§ **PROBLEM TO SOLVE**
Copy out the whole listing exactly as written, leaving the pictures behind.

§ **DATA EXCERPT**
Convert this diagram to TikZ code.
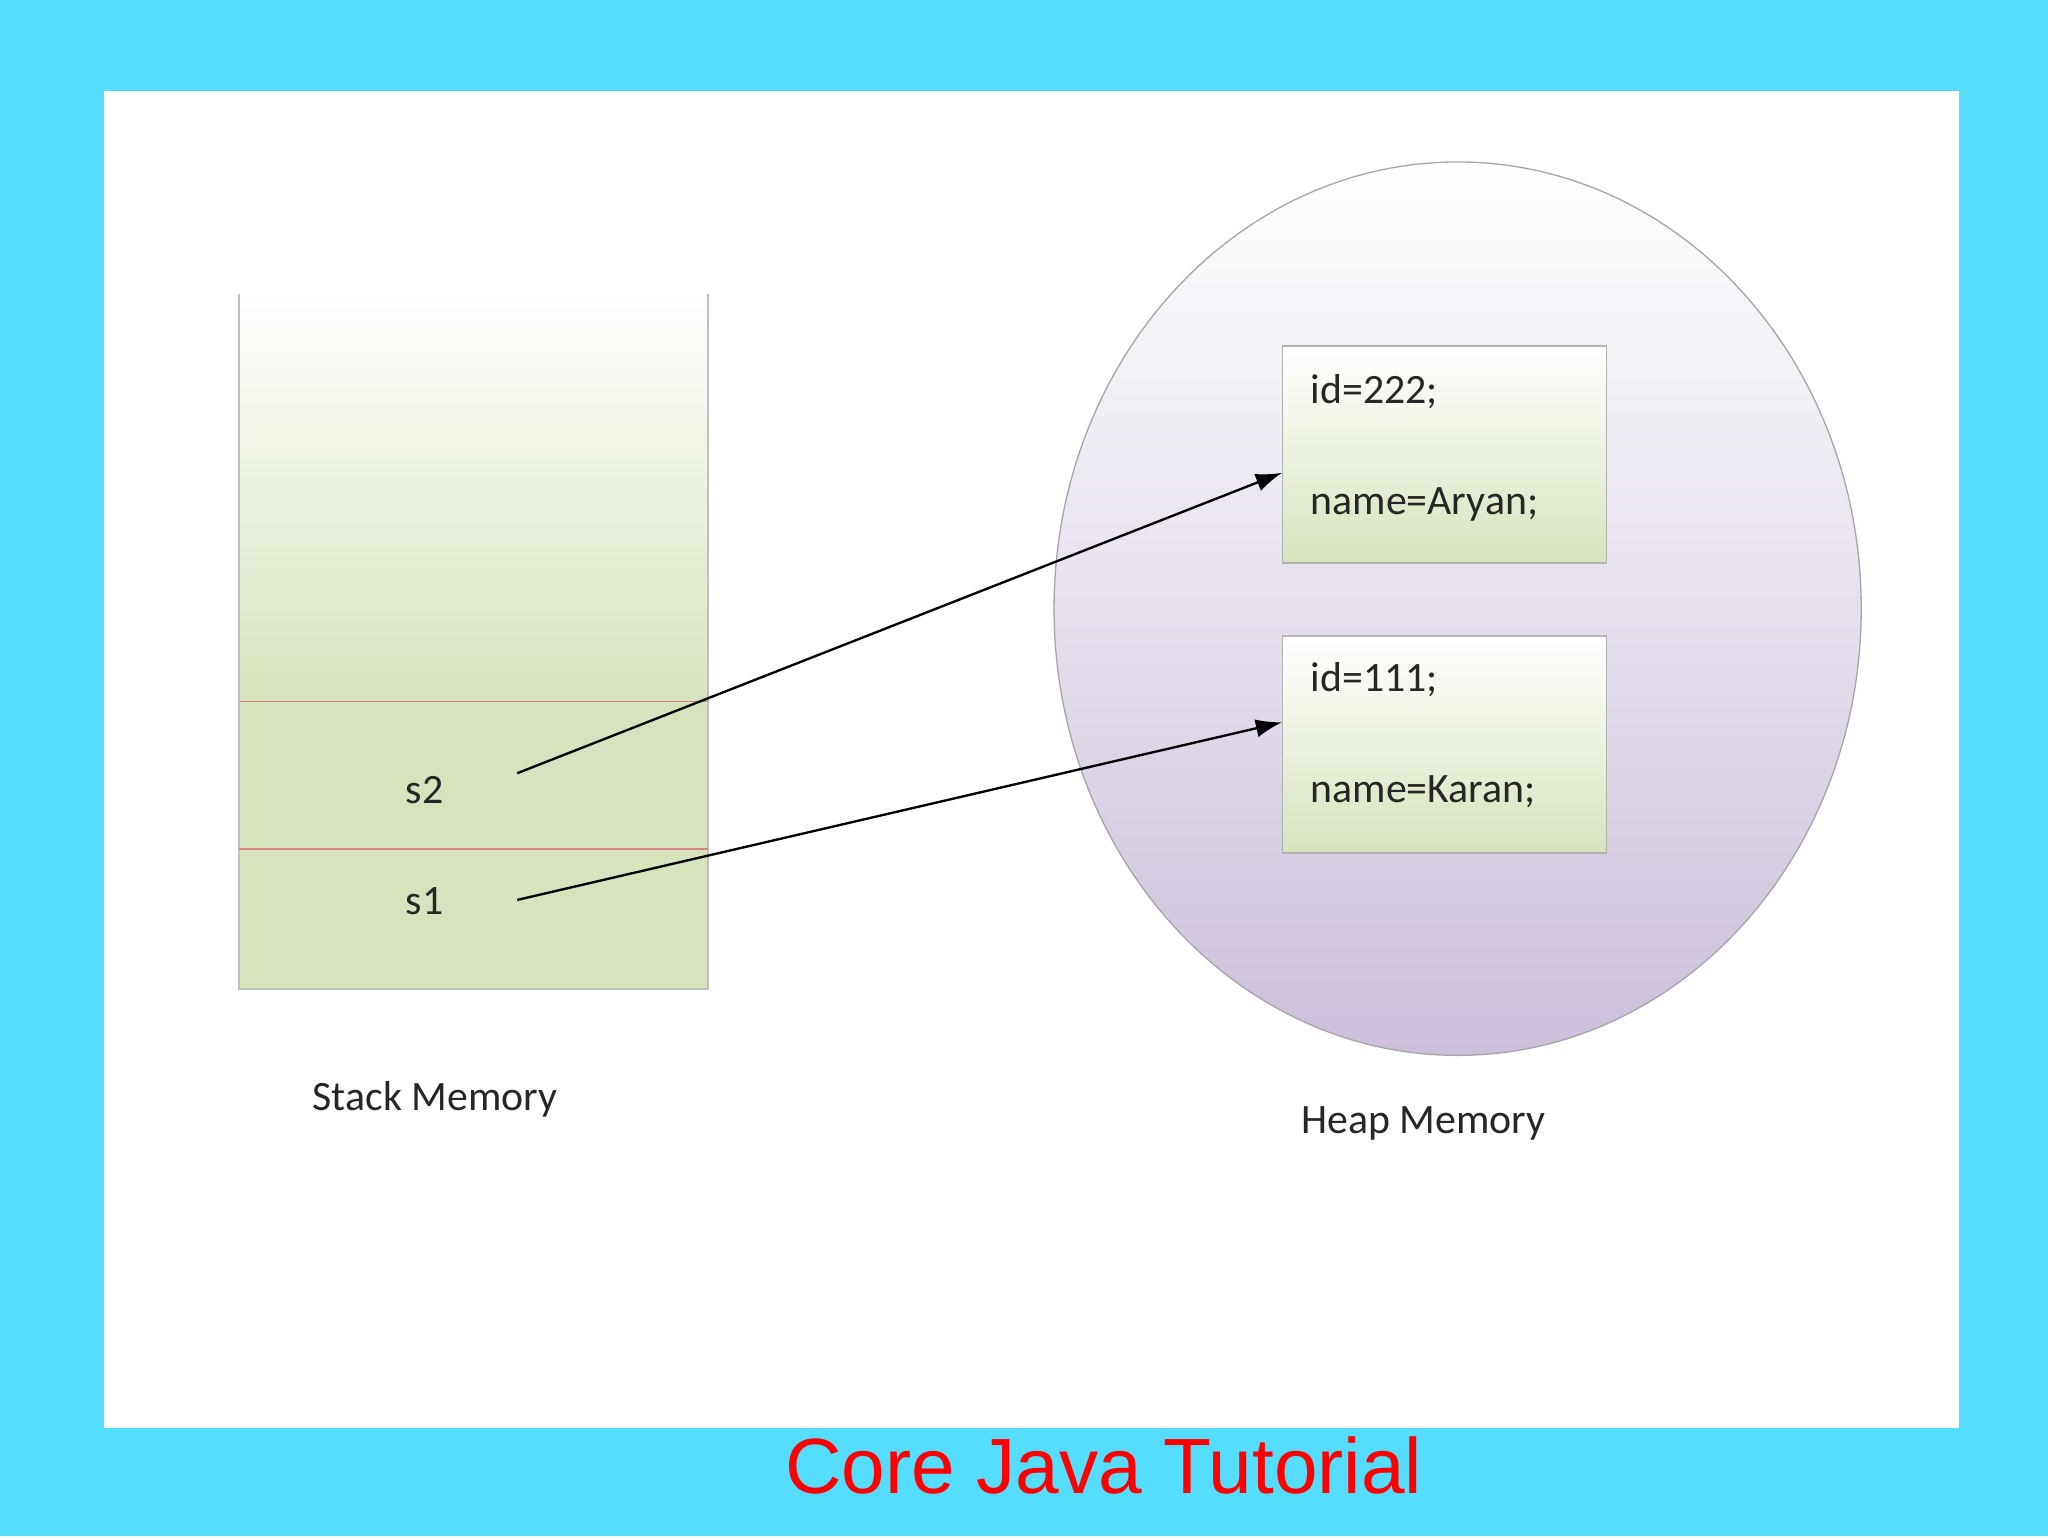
\documentclass[tikz,border=0pt]{standalone}
\usepackage{fontspec}
\setmainfont{Carlito}
\newfontfamily\arialf{Liberation Sans}
\usetikzlibrary{arrows.meta}
\definecolor{bgc}{HTML}{55DDFF}
\definecolor{lgreen}{HTML}{D6E3BC}
\definecolor{lav}{HTML}{CCC0DA}
\definecolor{redl}{HTML}{C0504D}
\tikzset{
 objbox/.style={draw=gray!60,line width=1pt,top color=white,bottom color=lgreen,minimum width=248pt,minimum height=166pt},
 lbl/.style={font=\fontsize{32}{38}\selectfont,text=black!85},
 ptr/.style={-{Latex[length=20pt,width=14pt]},line width=1.8pt}
}
\begin{document}
\begin{tikzpicture}[x=1pt,y=-1pt]
\useasboundingbox (0,0) rectangle (1568,1176);
\fill[bgc] (0,0) rectangle (1568,1176);
\fill[white] (80,70) rectangle (1500,1093);
% stack
\shade[top color=white,bottom color=lgreen] (183,225) rectangle (542,537);
\fill[lgreen] (183,537) rectangle (542,757);
\draw[gray!50,line width=1.5pt] (183,225) -- (183,757) -- (542,757) -- (542,225);
\draw[redl!70,line width=1pt] (183,537) -- (542,537) (183,650) -- (542,650);
\node[lbl] (s2) at (325,605) {s2};
\node[lbl] (s1) at (325,690) {s1};
\coordinate (s2o) at (396,592);
\coordinate (s1o) at (396,689);
\node[lbl] (stk) at (333,842) {Stack Memory};
% heap
\shade[top color=white,bottom color=lav,draw=gray!70,line width=1pt] (1116,466) ellipse [x radius=309,y radius=342];
\node[objbox] (b1) at (1106,348) {};
\node[objbox] (b2) at (1106,570) {};
\node[lbl,anchor=west] (t1) at (1000,300) {id=222;};
\node[lbl,anchor=west] (t2) at (1000,386) {name=Aryan;};
\node[lbl,anchor=west] (t3) at (1000,520) {id=111;};
\node[lbl,anchor=west] (t4) at (1000,606) {name=Karan;};
\node[lbl] (hp) at (1090,860) {Heap Memory};
\draw[ptr] (s2o) -- ([yshift=-14pt]b1.west);
\draw[ptr] (s1o) -- ([yshift=17pt]b2.west);
\node[font=\arialf\fontsize{60}{66}\selectfont,text=red] (title) at (845,1122) {Core Java Tutorial};
\end{tikzpicture}
\end{document}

§ **OUTPUT OF THE TASK**
Convert this diagram to TikZ code.
\documentclass[tikz,border=0pt]{standalone}
\usepackage{fontspec}
\setmainfont{Carlito}
\newfontfamily\arialf{Liberation Sans}
\usetikzlibrary{arrows.meta}
\definecolor{bgc}{HTML}{55DDFF}
\definecolor{lgreen}{HTML}{D6E3BC}
\definecolor{lav}{HTML}{CCC0DA}
\definecolor{redl}{HTML}{C0504D}
\tikzset{
 objbox/.style={draw=gray!60,line width=1pt,top color=white,bottom color=lgreen,minimum width=248pt,minimum height=166pt},
 lbl/.style={font=\fontsize{32}{38}\selectfont,text=black!85},
 ptr/.style={-{Latex[length=20pt,width=14pt]},line width=1.8pt}
}
\begin{document}
\begin{tikzpicture}[x=1pt,y=-1pt]
\useasboundingbox (0,0) rectangle (1568,1176);
\fill[bgc] (0,0) rectangle (1568,1176);
\fill[white] (80,70) rectangle (1500,1093);
% stack
\shade[top color=white,bottom color=lgreen] (183,225) rectangle (542,537);
\fill[lgreen] (183,537) rectangle (542,757);
\draw[gray!50,line width=1.5pt] (183,225) -- (183,757) -- (542,757) -- (542,225);
\draw[redl!70,line width=1pt] (183,537) -- (542,537) (183,650) -- (542,650);
\node[lbl] (s2) at (325,605) {s2};
\node[lbl] (s1) at (325,690) {s1};
\coordinate (s2o) at (396,592);
\coordinate (s1o) at (396,689);
\node[lbl] (stk) at (333,842) {Stack Memory};
% heap
\shade[top color=white,bottom color=lav,draw=gray!70,line width=1pt] (1116,466) ellipse [x radius=309,y radius=342];
\node[objbox] (b1) at (1106,348) {};
\node[objbox] (b2) at (1106,570) {};
\node[lbl,anchor=west] (t1) at (1000,300) {id=222;};
\node[lbl,anchor=west] (t2) at (1000,386) {name=Aryan;};
\node[lbl,anchor=west] (t3) at (1000,520) {id=111;};
\node[lbl,anchor=west] (t4) at (1000,606) {name=Karan;};
\node[lbl] (hp) at (1090,860) {Heap Memory};
\draw[ptr] (s2o) -- ([yshift=-14pt]b1.west);
\draw[ptr] (s1o) -- ([yshift=17pt]b2.west);
\node[font=\arialf\fontsize{60}{66}\selectfont,text=red] (title) at (845,1122) {Core Java Tutorial};
\end{tikzpicture}
\end{document}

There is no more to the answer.